Most Middle Eastern men belong to M89 and M172. M89s date back to a major migration out of Africa around 45,000 years ago; M172s date back to the dawn of agriculture about 12,000 years ago. Phoenician markers should be carried on either of these types. Most men living in the area surrounding Carthage before the Phoenicians arrived should probably have carried variations of the M96, which is the aboriginal type in North and West Africa. So if Wells and Zalloua find in Tunisia a significant number of M172s and M89s, the Middle Eastern Y chromosomes, that could suggest a link to the Phoenicians.

"If we can find markers here that could only have originated in the Middle East during the Phoenician age, we can assume they were brought by the Phoenicians," says Wells.

While Wells and Zalluoa are taking samples in Tunisia, a Dutch archaeologist is piecing together a different portrait of the Phoenician colonization at Carthage. Roald Docter, a professor at Ghent University, is part of a Tunisian­-Belgian team that recently excavated the cemetery of the first generation of Phoenicians to settle Carthage.

His site, like many archaeological digs, appears unspectacular at first glimpse. Next to a supermarket in an urban zone, it is overgrown with weeds and pocked with heaps of dirt, plastic bottles, and other trash. Last season's trenches have slumped due to recent heavy rains.
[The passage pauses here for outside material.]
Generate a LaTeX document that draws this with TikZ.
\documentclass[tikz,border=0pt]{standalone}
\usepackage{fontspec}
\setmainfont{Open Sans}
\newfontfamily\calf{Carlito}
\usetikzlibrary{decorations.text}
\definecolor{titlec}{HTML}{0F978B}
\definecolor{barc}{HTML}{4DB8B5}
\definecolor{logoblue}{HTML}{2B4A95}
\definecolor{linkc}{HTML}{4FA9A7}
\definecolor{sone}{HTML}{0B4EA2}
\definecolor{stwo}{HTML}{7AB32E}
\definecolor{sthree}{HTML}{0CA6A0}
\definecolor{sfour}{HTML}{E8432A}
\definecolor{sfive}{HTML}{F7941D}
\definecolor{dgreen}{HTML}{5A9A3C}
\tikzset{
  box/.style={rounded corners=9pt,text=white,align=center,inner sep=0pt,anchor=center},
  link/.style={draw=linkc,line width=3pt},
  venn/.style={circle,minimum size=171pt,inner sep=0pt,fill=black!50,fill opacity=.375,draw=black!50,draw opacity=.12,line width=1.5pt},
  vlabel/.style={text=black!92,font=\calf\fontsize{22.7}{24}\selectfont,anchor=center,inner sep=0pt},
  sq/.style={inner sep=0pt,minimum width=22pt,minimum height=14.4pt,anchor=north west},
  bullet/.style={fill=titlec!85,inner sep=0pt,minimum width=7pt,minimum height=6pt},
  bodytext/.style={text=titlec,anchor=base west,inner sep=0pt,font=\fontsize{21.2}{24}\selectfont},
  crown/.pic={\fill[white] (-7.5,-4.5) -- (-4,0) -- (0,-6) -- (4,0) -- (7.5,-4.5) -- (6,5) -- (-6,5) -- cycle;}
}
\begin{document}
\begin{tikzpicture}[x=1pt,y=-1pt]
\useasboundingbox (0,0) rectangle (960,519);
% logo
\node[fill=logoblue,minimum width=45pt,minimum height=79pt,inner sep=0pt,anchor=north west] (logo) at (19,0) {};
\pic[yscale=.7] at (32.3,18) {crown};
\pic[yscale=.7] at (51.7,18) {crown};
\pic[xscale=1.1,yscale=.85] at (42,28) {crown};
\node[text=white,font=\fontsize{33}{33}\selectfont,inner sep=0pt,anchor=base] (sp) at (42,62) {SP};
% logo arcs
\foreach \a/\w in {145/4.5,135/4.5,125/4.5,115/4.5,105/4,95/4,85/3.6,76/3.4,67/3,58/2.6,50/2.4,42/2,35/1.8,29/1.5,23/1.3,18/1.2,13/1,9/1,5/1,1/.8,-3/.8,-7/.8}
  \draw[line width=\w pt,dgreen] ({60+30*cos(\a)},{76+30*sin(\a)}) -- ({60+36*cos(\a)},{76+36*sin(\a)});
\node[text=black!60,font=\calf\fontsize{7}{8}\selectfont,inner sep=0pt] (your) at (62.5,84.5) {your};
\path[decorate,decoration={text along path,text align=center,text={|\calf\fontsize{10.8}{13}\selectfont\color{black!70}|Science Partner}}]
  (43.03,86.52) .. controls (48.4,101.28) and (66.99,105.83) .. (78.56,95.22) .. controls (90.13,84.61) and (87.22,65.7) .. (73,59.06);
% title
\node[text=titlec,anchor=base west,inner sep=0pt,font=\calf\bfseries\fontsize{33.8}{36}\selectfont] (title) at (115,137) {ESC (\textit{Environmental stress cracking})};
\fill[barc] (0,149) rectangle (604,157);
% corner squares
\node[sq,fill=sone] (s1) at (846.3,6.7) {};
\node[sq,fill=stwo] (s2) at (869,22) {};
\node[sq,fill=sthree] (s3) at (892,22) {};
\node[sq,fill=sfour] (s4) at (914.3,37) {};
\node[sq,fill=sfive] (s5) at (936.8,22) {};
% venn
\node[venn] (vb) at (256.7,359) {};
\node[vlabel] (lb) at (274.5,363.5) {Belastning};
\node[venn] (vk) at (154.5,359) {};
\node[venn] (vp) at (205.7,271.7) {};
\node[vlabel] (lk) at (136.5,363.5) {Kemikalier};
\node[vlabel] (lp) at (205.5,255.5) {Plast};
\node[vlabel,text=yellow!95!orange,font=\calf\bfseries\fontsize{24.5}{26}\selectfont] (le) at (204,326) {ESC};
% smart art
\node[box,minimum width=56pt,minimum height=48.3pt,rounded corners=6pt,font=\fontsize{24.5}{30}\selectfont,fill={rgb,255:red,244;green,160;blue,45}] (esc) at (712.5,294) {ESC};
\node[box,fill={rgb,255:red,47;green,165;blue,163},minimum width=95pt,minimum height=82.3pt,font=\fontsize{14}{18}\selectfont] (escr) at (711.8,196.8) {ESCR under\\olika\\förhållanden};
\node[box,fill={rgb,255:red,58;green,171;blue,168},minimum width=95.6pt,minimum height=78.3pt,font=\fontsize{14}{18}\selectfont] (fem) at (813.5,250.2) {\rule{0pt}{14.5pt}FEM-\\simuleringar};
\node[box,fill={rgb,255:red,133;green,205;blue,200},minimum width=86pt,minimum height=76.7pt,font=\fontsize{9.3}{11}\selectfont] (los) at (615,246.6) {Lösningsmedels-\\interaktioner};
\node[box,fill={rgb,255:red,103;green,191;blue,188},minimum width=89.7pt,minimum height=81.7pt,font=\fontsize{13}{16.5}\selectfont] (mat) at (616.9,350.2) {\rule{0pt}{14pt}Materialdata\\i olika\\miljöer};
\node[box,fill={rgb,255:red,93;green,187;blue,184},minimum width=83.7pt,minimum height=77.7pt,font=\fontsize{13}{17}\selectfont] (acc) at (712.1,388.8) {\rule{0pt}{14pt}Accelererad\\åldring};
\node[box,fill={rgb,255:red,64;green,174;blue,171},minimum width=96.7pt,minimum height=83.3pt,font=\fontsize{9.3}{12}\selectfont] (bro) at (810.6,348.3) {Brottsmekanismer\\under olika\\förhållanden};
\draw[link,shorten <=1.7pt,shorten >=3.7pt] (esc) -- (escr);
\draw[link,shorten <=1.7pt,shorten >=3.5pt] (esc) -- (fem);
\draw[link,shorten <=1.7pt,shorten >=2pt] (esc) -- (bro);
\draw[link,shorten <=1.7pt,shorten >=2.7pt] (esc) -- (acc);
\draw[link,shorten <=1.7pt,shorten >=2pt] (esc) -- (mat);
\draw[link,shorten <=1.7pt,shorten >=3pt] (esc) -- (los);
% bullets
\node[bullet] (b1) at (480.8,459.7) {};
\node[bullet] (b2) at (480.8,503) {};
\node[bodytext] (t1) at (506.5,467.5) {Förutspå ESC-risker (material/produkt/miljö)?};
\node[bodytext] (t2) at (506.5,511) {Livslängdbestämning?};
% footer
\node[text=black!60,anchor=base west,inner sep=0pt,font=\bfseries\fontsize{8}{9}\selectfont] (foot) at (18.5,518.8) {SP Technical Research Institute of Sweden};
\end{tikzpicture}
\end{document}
"This looked very neat a month ago," he says, walking to the edge of a deep muddy trench. He points to a round pit in the yellowish bedrock below. About three feet (one meter) across, it is one of nine his Tunisian colleagues have located. They found pieces of funerary pots as well as fragments of bone—the bones of the first settlers.
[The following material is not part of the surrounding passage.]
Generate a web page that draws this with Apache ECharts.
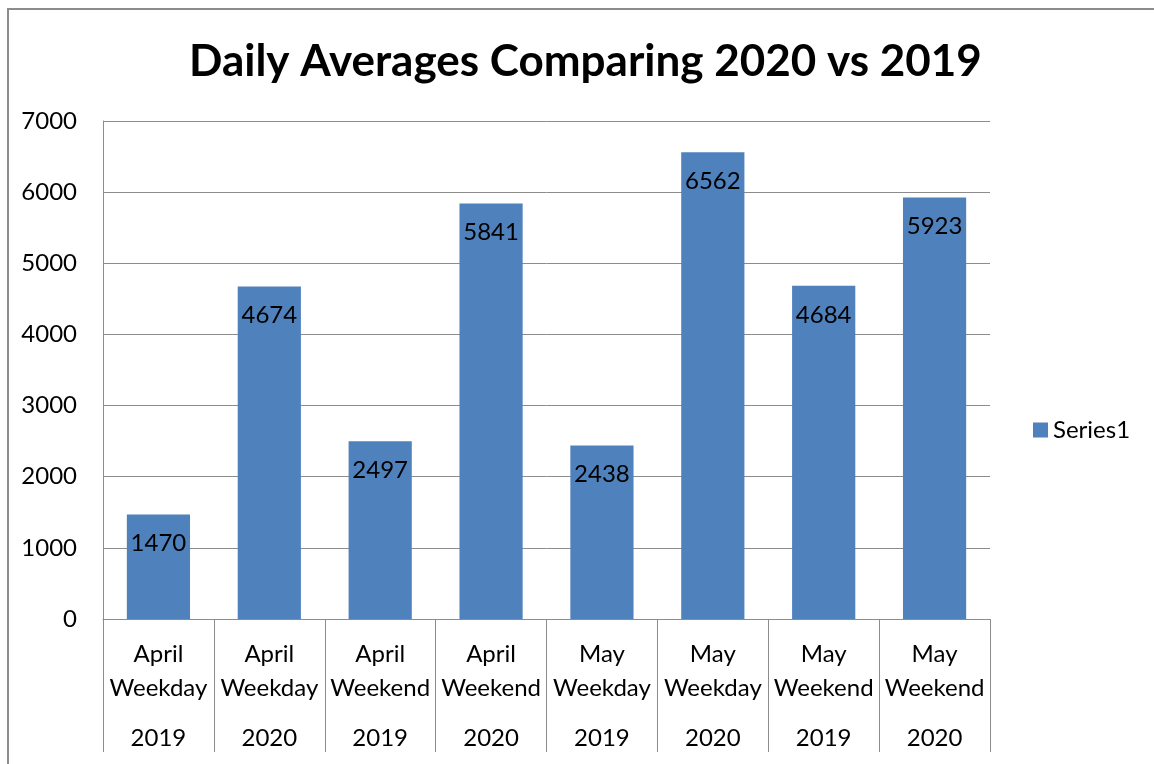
<!DOCTYPE html>
<html><head><meta charset="utf-8">
<script src="https://cdn.jsdelivr.net/npm/echarts@6/dist/echarts.min.js"></script>
<style>html,body{margin:0;padding:0;background:#fff}#c{width:1154px;height:764px}</style>
</head><body><div id="c"></div>
<script>
const months = ['April','April','April','April','May','May','May','May'];
const dayTypes = ['Weekday','Weekday','Weekend','Weekend','Weekday','Weekday','Weekend','Weekend'];
const years = ['2019','2020','2019','2020','2019','2020','2019','2020'];
const series1 = [1470, 4674, 2497, 5841, 2438, 6562, 4684, 5923];
const categories = months.map((m,i)=>m+'|'+dayTypes[i]+'|'+years[i]);
const FONT = 'Lato';
const FS = 24;
const chart = echarts.init(document.getElementById('c'));
chart.setOption({
  animation:false,
  textStyle:{fontFamily:FONT},
  title:{text:'Daily Averages Comparing 2020 vs 2019',left:184,top:35,
    textStyle:{fontFamily:FONT,fontSize:44,fontWeight:'bold',color:'#000'}},
  legend:{orient:'vertical',left:1028,top:413,itemWidth:15,itemHeight:15,itemGap:8,
    textStyle:{fontFamily:FONT,fontSize:FS,color:'#000'},icon:'rect'},
  graphic:[{type:'rect',shape:{x:8,y:9,width:1200,height:800},style:{fill:'none',stroke:'#8c8c8c',lineWidth:2},z:-1}],
  grid:{left:103,right:164,top:121,bottom:145},
  xAxis:{type:'category',data:categories,
    axisLine:{lineStyle:{color:'#8c8c8c',width:1}},
    axisTick:{show:true,length:133,interval:0,lineStyle:{color:'#8c8c8c'}},
    axisLabel:{interval:0,margin:18,color:'#000',
      formatter:v=>{const p=v.split('|');return '{a|'+p[0]+'}\n{a|'+p[1]+'}\n{b|'+p[2]+'}';},
      rich:{a:{fontFamily:FONT,fontSize:FS,lineHeight:34,color:'#000'},b:{fontFamily:FONT,fontSize:FS,lineHeight:66,color:'#000'}}}},
  yAxis:{type:'value',min:0,max:7000,interval:1000,
    axisLine:{show:true,lineStyle:{color:'#8c8c8c'}},
    axisTick:{show:false},
    splitLine:{lineStyle:{color:'#8c8c8c'}},
    axisLabel:{margin:26,color:'#000',fontFamily:FONT,fontSize:FS,formatter:v=>String(v)}},
  series:[{name:'Series1',type:'bar',data:series1,barWidth:'57%',
    itemStyle:{color:'#4f81bd'},
    label:{show:true,position:'insideTop',distance:17,color:'#000',fontFamily:FONT,fontSize:FS}}]
});
</script></body></html>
This site, called Bir Massouda, and an adjacent zone that Docter also helped excavate with a University of Hamburg team, shows how the Phoenicians changed and reorganized their colony as it grew into a city. During the first part of the eighth century b.c. the homes were widely spaced along a dirt path, which was later lined with cobbles. Then, as more settlers arrived, the city filled in and became more densely urban. Remnants of elephant tusks indicate that merchant shops were trading in ivory.

Around 675 b.c. another influx of Phoenicians surged into Carthage, bringing a new style of four-room house typical of the Levant. Apparently, a growing menace from the Assyrians had encouraged many Tyrians to emigrate from the homeland.

"If a group of Assyrian soldiers arrives every year, rapes your wife, and takes your money, you might head west too," says Docter.

During this period the residents moved the original cemetery, replacing it with a huge metalworking site. Docter's team has found remnants of a surprisingly advanced technology. CT scans of ancient bellows reveal they contained intake valves to regulate airflow into the hearths and raise the temperature of the hot iron.

The Carthaginians were already strengthening their weapons with a metallurgical technology similar to the Bessemer process, which was not developed until the 19th century. Metallurgist Hans Koens of the University of Amsterdam discovered that the Carthaginians in antiquity were adding large amounts of calcium to the metal, a process that chemically strengthens iron.

This past season Docter's research team located the source of that calcium—the shells of the same mollusk, the murex, which yielded the purple dye that gave the Phoenicians their name. Huge amounts of crushed shells, along with basalt grinders and grindstones cover the metalworking site.

But at the end of the fifth century b.c. the metalworking region succumbed to another population surge. As their city exploded in size, the residents built houses over the hearths. The pits at Bir Massouda are revealing the foundations of those homes. The residents by then belonged to a new society, as distinct from its Phoenician founders as North Americans are today from their 17th-century colonial ancestors. They had embraced new variants of the Tyrian gods. But the Carthaginians always retained a Phoenician style. They continued their forefathers' wanderlust with voyages around Africa and perhaps farther.